Surtout, en mentionnant explicitement la possibilité qu’a une entreprise de modifier sa demande d’autorisation suite à la requête d’un État, elle consacre le lobbyisme tant décrié dans le secteur agroalimentaire.
De telles dispositions ne peuvent que choquer les esprits franchouillards, habitués au monopole de la puissance publique dans l’édiction des normes.
La directive, pour l’instant, ne vise qu’à l’introduction de nouvelles dispositions dans la directive de 2011. Autrement dit, elle ne modifie pas les dispositions qui prévalent actuellement (décrites ci-avant).
On peut donc s’interroger sur les éventuels conflits d’interprétation qui pourront apparaitre entre les anciennes et les nouvelles mesures.
Si le texte laisse plus de marges aux États dans la motivation des arrêtés d’interdiction, chacun de ces motifs pourraient bien ne jamais passer la barrière du juge européen qui, on le sait bien, retient une lecture stricte du droit européen. La conformité au droit de l’Union, sans être précisément défini par le législateur européen, découlera encore une foi de l’interprétation de la CJUE.
Il en ira de même si les institutions européennes accordent une suite favorable aux demandes de dérogation déposées par les États. Si c’est là sans doute tout l’intérêt de la directive, permettant désormais à la Commission européenne de limiter géographiquement la portée d’une autorisation, de telles décisions pourraient bien être déférées directement aux juges par les entreprises requérantes.
Pour finir, il faut indiquer que cette directive, si elle est adoptée en l’état, ne permettra pas à la dernière loi française, interdisant sans distinction toute variété de maïs OGM, de devenir conforme au droit de l’Union.

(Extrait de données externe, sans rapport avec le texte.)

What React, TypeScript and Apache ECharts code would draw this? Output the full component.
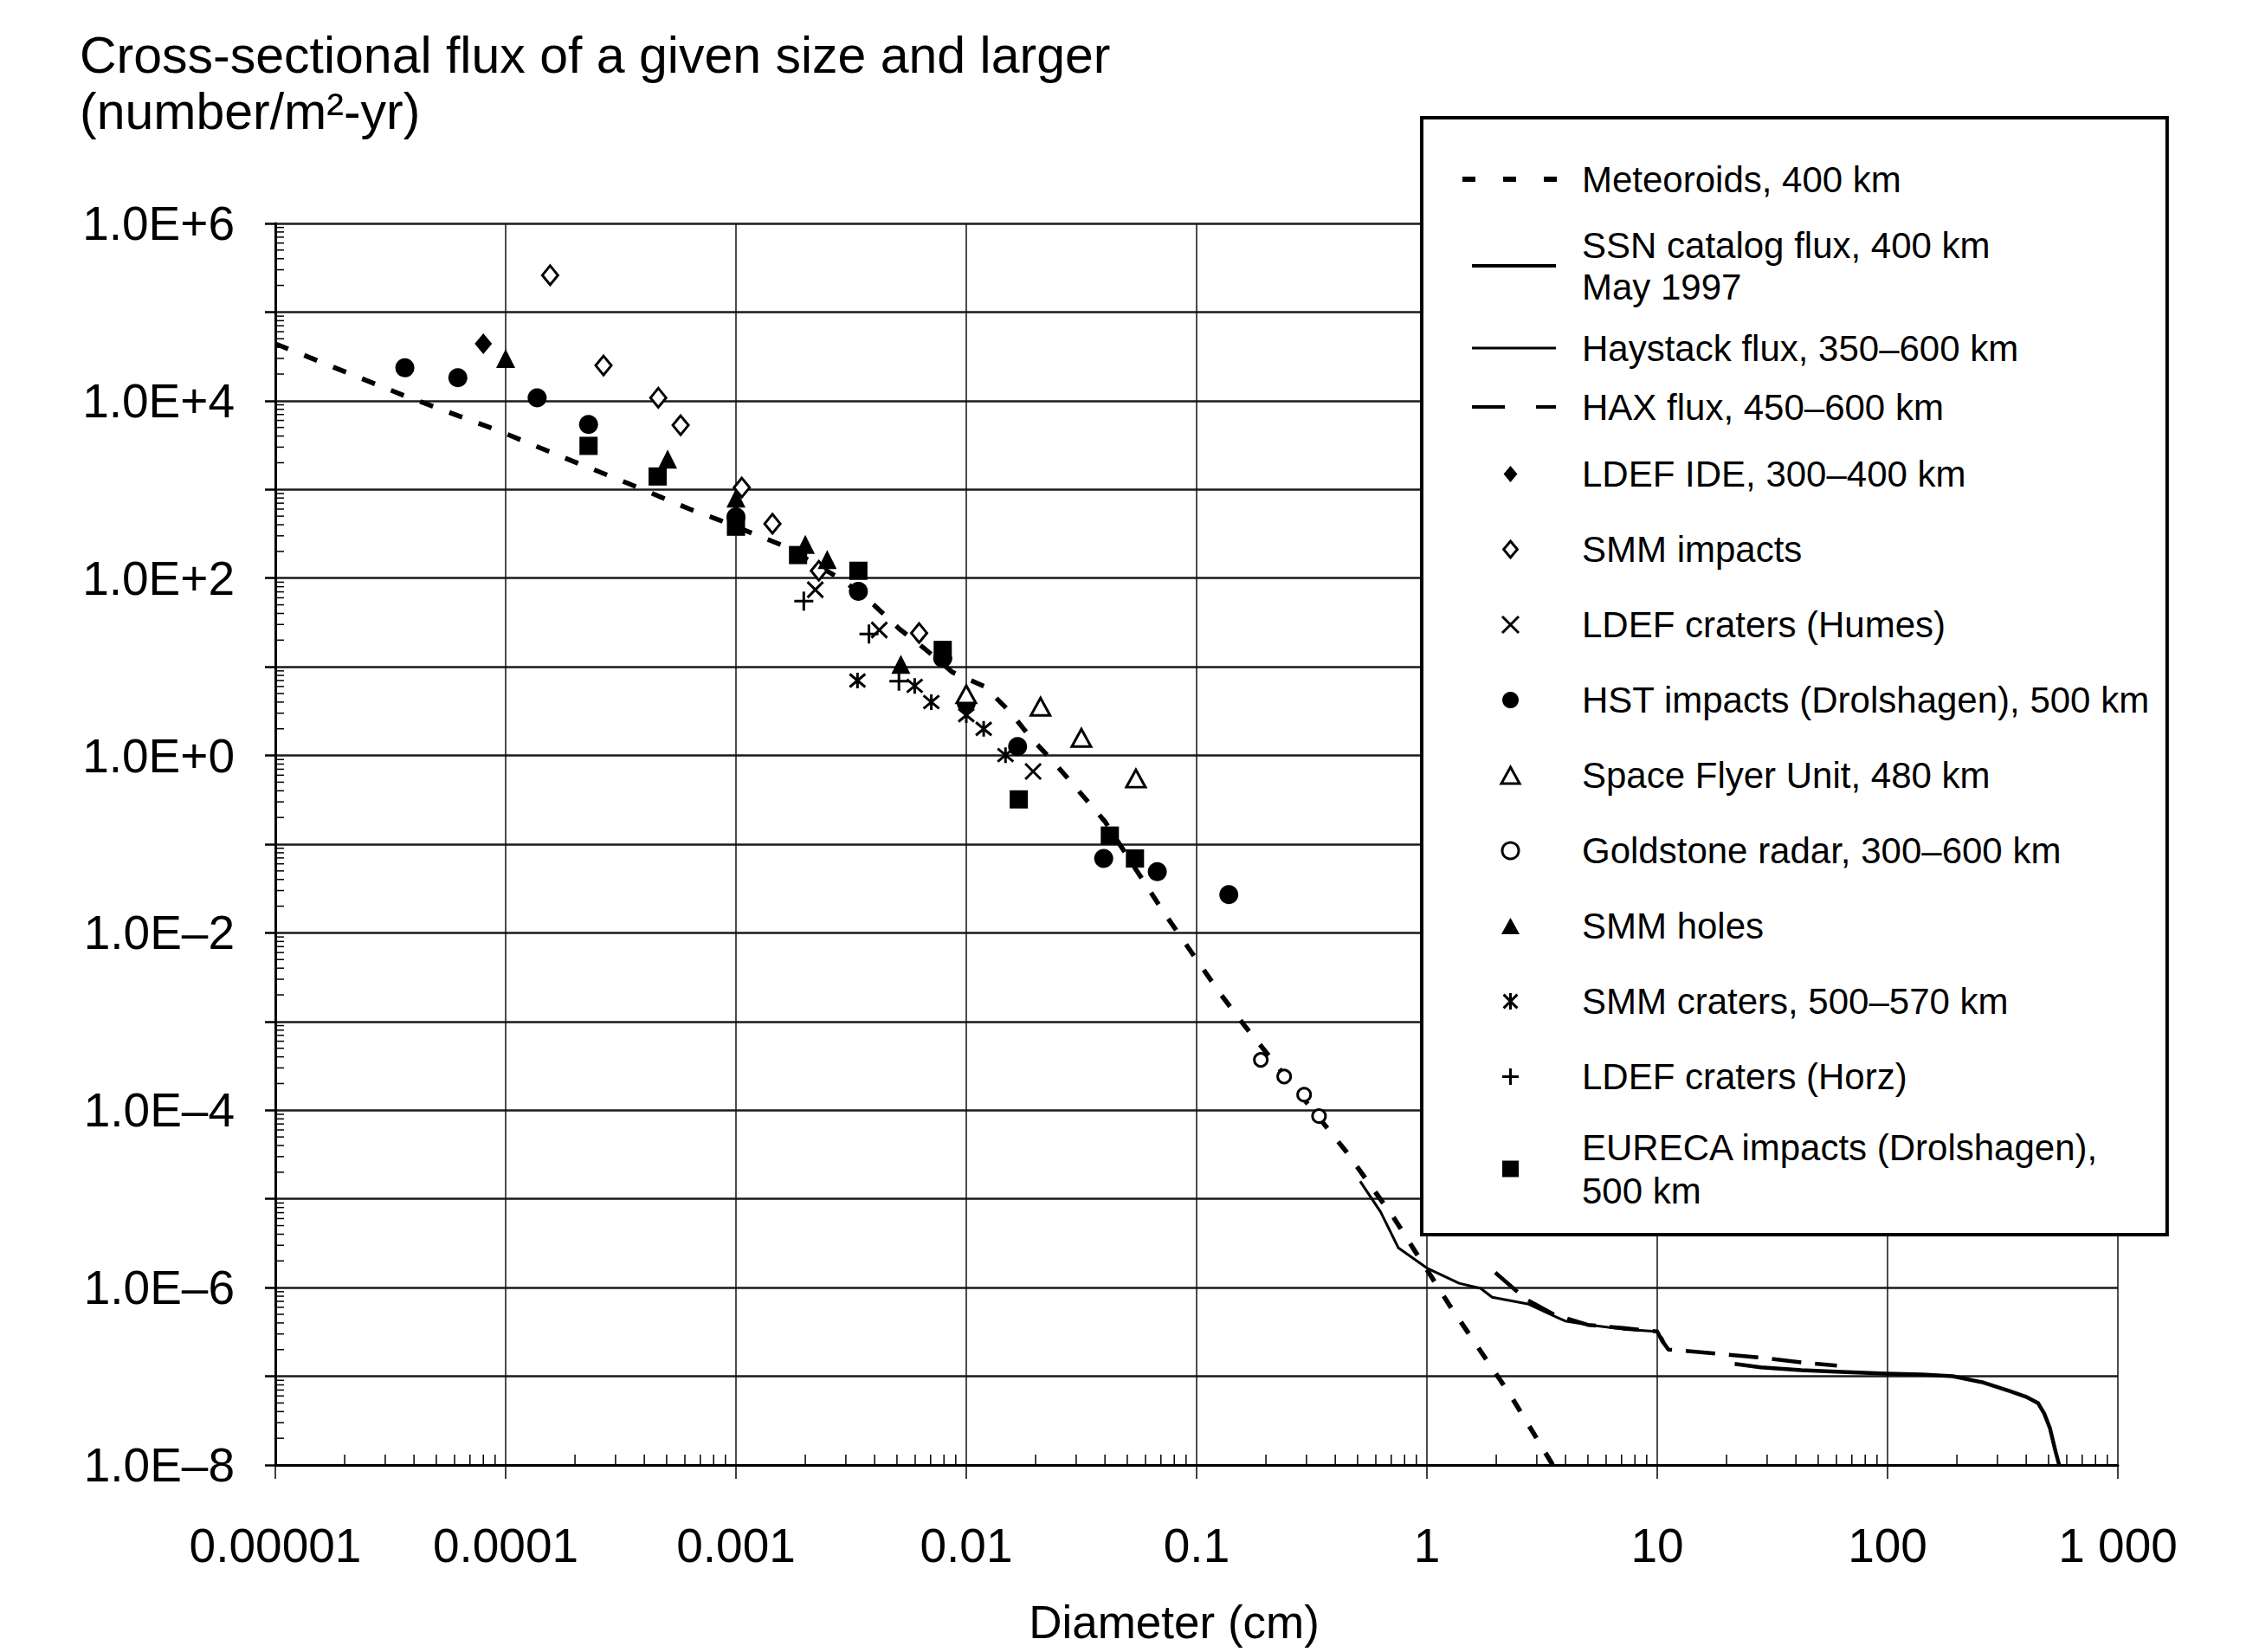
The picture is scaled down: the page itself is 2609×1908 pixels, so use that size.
import React, { useEffect, useRef } from 'react';
import * as echarts from 'echarts';

const FONT = "'Liberation Sans', Arial, Helvetica, sans-serif";

// ---------- axis ticks ----------
const xTickExponents = [-5, -4, -3, -2, -1, 0, 1, 2, 3];
const xTickLabels = ['0.00001', '0.0001', '0.001', '0.01', '0.1', '1', '10', '100', '1 000'];
const yTickExponents = [-8, -6, -4, -2, 0, 2, 4, 6];
const yTickLabels = ['1.0E–8', '1.0E–6', '1.0E–4', '1.0E–2', '1.0E+0', '1.0E+2', '1.0E+4', '1.0E+6'];
const minorMultipliers = [2, 3, 4, 5, 6, 7, 8, 9];
const xMinorDecades = [-5, -4, -3, -2, -1, 0, 1, 2];
const yMinorDecades = [-8, -7, -6, -5, -4, -3, -2, -1, 0, 1, 2, 3, 4, 5];

// ---------- series names ----------
const N_MET = 'Meteoroids, 400 km';
const N_SSN = 'SSN catalog flux, 400 km\nMay 1997';
const N_HAY = 'Haystack flux, 350–600 km';
const N_HAX = 'HAX flux, 450–600 km';
const N_IDE = 'LDEF IDE, 300–400 km';
const N_SMMI = 'SMM impacts';
const N_HUMES = 'LDEF craters (Humes)';
const N_HST = 'HST impacts (Drolshagen), 500 km';
const N_SFU = 'Space Flyer Unit, 480 km';
const N_GOLD = 'Goldstone radar, 300–600 km';
const N_SMMH = 'SMM holes';
const N_SMMC = 'SMM craters, 500–570 km';
const N_HORZ = 'LDEF craters (Horz)';
const N_EUR = 'EURECA impacts (Drolshagen),\n500 km';

// ---------- data: [diameter cm, flux number/m2-yr] ----------
const meteoroids: [number, number][] = [
  [1e-5, 4.4e4], [3.6e-5, 1.15e4], [9.3e-5, 4.6e3], [1.78e-4, 2.3e3], [3.4e-4, 1.17e3],
  [6.3e-4, 6.0e2], [8.5e-4, 4.5e2], [1.62e-3, 2.3e2], [2.95e-3, 93], [4.0e-3, 49],
  [5.1e-3, 27], [6.6e-3, 16], [8.7e-3, 8.7], [1.2e-2, 6.0], [1.55e-2, 3.1],
  [1.9e-2, 1.6], [2.43e-2, 0.81], [3.0e-2, 0.43], [4.0e-2, 0.18], [7.1e-2, 1.8e-2],
  [0.126, 2.1e-3], [0.162, 8.9e-4], [0.447, 3.4e-5], [0.716, 6.2e-6], [1.26, 6.2e-7],
  [2.29, 6.3e-8], [3.52, 1.0e-8],
];
const haystack: [number, number][] = [
  [0.513, 1.58e-5], [0.63, 7.1e-6], [0.752, 2.8e-6], [1.0, 1.66e-6], [1.38, 1.12e-6],
  [1.71, 9.8e-7], [1.92, 7.8e-7], [2.77, 6.5e-7], [3.32, 5.2e-7], [3.98, 4.2e-7],
  [5.07, 3.8e-7], [7.1, 3.4e-7], [9.9, 3.2e-7], [10.5, 2.7e-7], [11.1, 2.0e-7],
];
const hax: [number, number][] = [
  [1.98, 1.48e-6], [2.69, 7.4e-7], [3.55, 5.0e-7], [5.0, 3.8e-7], [7.1, 3.5e-7],
  [10, 3.2e-7], [10.5, 2.5e-7], [11.2, 2.0e-7], [15.8, 1.86e-7], [28.2, 1.62e-7],
  [44.7, 1.41e-7], [60.3, 1.32e-7],
];
const ssn: [number, number][] = [
  [21.7, 1.38e-7], [28.2, 1.26e-7], [42.3, 1.17e-7], [63, 1.12e-7], [98.9, 1.07e-7],
  [141, 1.05e-7], [192, 1.0e-7], [261, 8.5e-8], [339, 6.8e-8], [398, 5.9e-8],
  [450, 5.0e-8], [479, 3.8e-8], [507, 2.6e-8], [537, 1.4e-8], [556, 1.0e-8],
];
const ldefIde: [number, number][] = [[8.0e-5, 4.4e4]];
const smmImpacts: [number, number][] = [
  [1.56e-4, 2.6e5], [2.66e-4, 2.5e4], [4.6e-4, 1.08e4], [5.75e-4, 5.3e3],
  [1.06e-3, 1.05e3], [1.44e-3, 4.1e2], [2.29e-3, 1.21e2], [6.24e-3, 24],
];
const ldefHumes: [number, number][] = [[2.21e-3, 74], [4.19e-3, 26], [1.95e-2, 0.66]];
const hstImpacts: [number, number][] = [
  [3.65e-5, 2.35e4], [6.2e-5, 1.82e4], [1.37e-4, 1.08e4], [2.29e-4, 5.4e3],
  [1.0e-3, 4.9e2], [3.4e-3, 71], [7.9e-3, 12.5], [1.0e-2, 3.9], [1.67e-2, 1.26],
  [3.95e-2, 0.069], [6.75e-2, 0.049], [0.138, 0.027],
];
const spaceFlyer: [number, number][] = [[1.0e-2, 4.9], [2.1e-2, 3.55], [3.16e-2, 1.58], [5.45e-2, 0.55]];
const goldstone: [number, number][] = [[0.19, 3.7e-4], [0.24, 2.4e-4], [0.293, 1.5e-4], [0.34, 8.6e-5]];
const smmHoles: [number, number][] = [
  [1.0e-4, 3.0e4], [5.05e-4, 2.2e3], [1.0e-3, 8.0e2], [2.0e-3, 2.4e2], [2.49e-3, 1.62e2], [5.2e-3, 10.7],
];
const smmCraters: [number, number][] = [
  [3.37e-3, 7.0], [5.97e-3, 6.1], [7.05e-3, 4.0], [1.0e-2, 2.85], [1.19e-2, 2.0], [1.48e-2, 1.01],
];
const ldefHorz: [number, number][] = [[1.97e-3, 55], [3.78e-3, 23.5], [5.1e-3, 6.9]];
const eureca: [number, number][] = [
  [2.29e-4, 3.1e3], [4.57e-4, 1.4e3], [1.0e-3, 3.8e2], [1.86e-3, 1.82e2], [3.4e-3, 1.21e2],
  [7.9e-3, 15.5], [1.69e-2, 0.32], [4.2e-2, 0.125], [5.4e-2, 0.069],
];

// ---------- symbols ----------
const SYM_X = 'path://M0,0L10,10M10,0L0,10';
const SYM_PLUS = 'path://M5,0L5,10M0,5L10,5';
const SYM_STAR = 'path://M0,0L10,10M10,0L0,10M5,-1L5,11';
const SYM_DIAMOND = 'path://M5,0L10,6L5,12L0,6Z';
const SYM_TRIANGLE = 'path://M5,0L10,9L0,9Z';
const SYM_SQUARE = 'path://M0,0h10v10h-10z';

const ICON_MET = 'path://M0,0M111,16M0,5h15v6h-15zM47,5h15v6h-15zM94,5h15v6h-15z';
const ICON_SSN = 'path://M0,0M111,16M11,6h97v4h-97z';
const ICON_HAY = 'path://M0,0M111,16M11,6.5h97v3h-97z';
const ICON_HAX = 'path://M0,0M111,16M11,6h38v4h-38zM85,6h23v4h-23z';

function lineSeries(name: string, data: [number, number][], width: number, type: any) {
  return {
    type: 'line', name, data, symbol: 'none', showSymbol: false, clip: true, z: 2,
    color: '#000', itemStyle: { color: '#000' },
    lineStyle: { color: '#000', width, type, cap: 'butt', join: 'round', opacity: 1 },
  };
}
function scatterSeries(name: string, data: [number, number][], symbol: string, size: number | number[], itemStyle: any) {
  return { type: 'scatter', name, data, symbol, symbolSize: size, z: 3, color: '#000', itemStyle: { ...itemStyle, opacity: 1 } };
}

export default function App() {
  const ref = useRef<HTMLDivElement>(null);
  useEffect(() => {
    if (!ref.current) return;
    const chart = echarts.init(ref.current, undefined, { renderer: 'svg' });

    const xMinor: number[][] = [];
    xMinorDecades.forEach((d) => minorMultipliers.forEach((m) => xMinor.push([m * Math.pow(10, d), 1e-8])));
    const yMinor: number[][] = [];
    yMinorDecades.forEach((d) => minorMultipliers.forEach((m) => yMinor.push([1e-5, m * Math.pow(10, d)])));

    const stroke3 = { color: '#000', borderColor: '#000', borderWidth: 3 };
    const open3 = { color: '#fff', borderColor: '#000', borderWidth: 3 };
    const filled = { color: '#000', borderWidth: 0 };

    chart.setOption({
      animation: false,
      backgroundColor: '#fff',
      textStyle: { fontFamily: FONT, color: '#000' },
      title: {
        text: 'Cross-sectional flux of a given size and larger\n(number/m²-yr)',
        left: 92, top: 31, padding: 0,
        textStyle: { fontSize: 59, lineHeight: 65, fontWeight: 'normal', color: '#000', fontFamily: FONT },
      },
      grid: { left: 318, right: 163, top: 258, bottom: 216, containLabel: false, outerBoundsMode: 'none', show: false },
      xAxis: {
        type: 'log', logBase: 10, min: 1e-5, max: 1000, interval: 1,
        axisLine: { show: true, onZero: false, lineStyle: { color: '#000', width: 3 } },
        axisTick: { show: true, inside: false, length: 16, lineStyle: { color: '#000', width: 1.5 } },
        axisLabel: {
          margin: 65, fontSize: 55, color: '#000', fontFamily: FONT,
          formatter: (v: number) => {
            const i = xTickExponents.indexOf(Math.round(Math.log10(v)));
            return i >= 0 ? xTickLabels[i] : '';
          },
        },
        splitLine: { show: true, lineStyle: { color: '#111', width: 1.5 } },
        name: 'Diameter (cm)', nameLocation: 'middle', nameGap: 159,
        nameTextStyle: { fontSize: 53, lineHeight: 44, color: '#000', fontFamily: FONT, padding: [0, 52, 0, 0] },
      },
      yAxis: {
        type: 'log', logBase: 10, min: 1e-8, max: 1e6, interval: 1,
        axisLine: { show: true, onZero: false, lineStyle: { color: '#000', width: 3 } },
        axisTick: { show: true, inside: false, length: 12, lineStyle: { color: '#000', width: 2.5 } },
        axisLabel: {
          margin: 47, fontSize: 55, color: '#000', fontFamily: FONT,
          formatter: (v: number) => {
            const i = yTickExponents.indexOf(Math.round(Math.log10(v)));
            return i >= 0 ? yTickLabels[i] : '';
          },
        },
        splitLine: { show: true, lineStyle: { color: '#1a1a1a', width: 2.5 } },
      },
      legend: {
        orient: 'vertical', left: 1642, top: 136,
        padding: [45, 20, 26, 47], itemGap: 26, itemWidth: 111, itemHeight: 19,
        backgroundColor: '#fff', borderColor: '#000', borderWidth: 4, borderRadius: 0,
        selectedMode: false, z: 10,
        textStyle: { fontSize: 42, lineHeight: 61, color: '#000', fontFamily: FONT, padding: [0, 0, 0, 22] },
        data: [
          { name: N_MET, icon: ICON_MET, itemStyle: { borderWidth: 0 }, textStyle: { lineHeight: 52 } },
          { name: N_SSN, icon: ICON_SSN, itemStyle: { borderWidth: 0 }, textStyle: { lineHeight: 48 } },
          { name: N_HAY, icon: ICON_HAY, itemStyle: { borderWidth: 0 }, textStyle: { lineHeight: 42 } },
          { name: N_HAX, icon: ICON_HAX, itemStyle: { borderWidth: 0 }, textStyle: { lineHeight: 42 } },
          { name: N_IDE, icon: SYM_DIAMOND, itemStyle: { borderWidth: 0 } },
          { name: N_SMMI, icon: SYM_DIAMOND, itemStyle: { borderWidth: 3 } },
          { name: N_HUMES, itemStyle: { borderWidth: 3 } },
          { name: N_HST },
          { name: N_SFU, icon: SYM_TRIANGLE, itemStyle: { borderWidth: 3 } },
          { name: N_GOLD, itemStyle: { borderWidth: 3 } },
          { name: N_SMMH, icon: SYM_TRIANGLE, itemStyle: { borderWidth: 0 } },
          { name: N_SMMC, itemStyle: { borderWidth: 3 } },
          { name: N_HORZ, itemStyle: { borderWidth: 3 } },
          { name: N_EUR, icon: SYM_SQUARE, itemStyle: { borderWidth: 0 }, textStyle: { lineHeight: 50 } },
        ],
      },
      series: [
        {
          type: 'custom', name: 'x minor ticks', silent: true, clip: false, z: 5, data: xMinor,
          renderItem: (_p: any, api: any) => {
            const pt = api.coord([api.value(0), api.value(1)]);
            return { type: 'line', shape: { x1: pt[0], y1: pt[1], x2: pt[0], y2: pt[1] - 12 }, style: { stroke: '#000', lineWidth: 1.5 } };
          },
        },
        {
          type: 'custom', name: 'y minor ticks', silent: true, clip: false, z: 5, data: yMinor,
          renderItem: (_p: any, api: any) => {
            const pt = api.coord([api.value(0), api.value(1)]);
            return { type: 'line', shape: { x1: pt[0], y1: pt[1], x2: pt[0] + 10, y2: pt[1] }, style: { stroke: '#000', lineWidth: 1.5 } };
          },
        },
        lineSeries(N_MET, meteoroids, 5.5, [16, 20]),
        lineSeries(N_SSN, ssn, 4.5, 'solid'),
        lineSeries(N_HAY, haystack, 3, 'solid'),
        lineSeries(N_HAX, hax, 4.5, [34, 16]),
        scatterSeries(N_IDE, ldefIde, 'diamond', [20, 24], filled),
        scatterSeries(N_SMMI, smmImpacts, 'diamond', [18, 22], open3),
        scatterSeries(N_HUMES, ldefHumes, SYM_X, 18, stroke3),
        scatterSeries(N_HST, hstImpacts, 'circle', 22, filled),
        scatterSeries(N_SFU, spaceFlyer, 'triangle', [22, 20], open3),
        scatterSeries(N_GOLD, goldstone, 'circle', 15, open3),
        scatterSeries(N_SMMH, smmHoles, 'triangle', [22, 22], filled),
        scatterSeries(N_SMMC, smmCraters, SYM_STAR, 18, stroke3),
        scatterSeries(N_HORZ, ldefHorz, SYM_PLUS, 22, stroke3),
        scatterSeries(N_EUR, eureca, 'rect', 21, filled),
      ],
    });
    return () => chart.dispose();
  }, []);
  return (
    <div
      ref={ref}
      style={{ position: 'fixed', left: 0, top: 0, width: 2609, height: 1908, background: '#fff' }}
    />
  );
}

[box]Merci d’avance à tous ceux qui publient/relaient mes articles. Merci cependant de sélectionner un extrait et de mettre le lien vers l’article original! Magali[/box]
(1) Une précédente tentative, au Sénat, avait échoué suite au dépôt par les sénateurs UMP d’une motion d’irrecevabilité arguant l’incompatibilité de la proposition au droit communautaire.
(2) Depuis l’arrêt Nicolo, en 1989, le Conseil d’État accepte de contrôler la conformité d’une loi à un traité.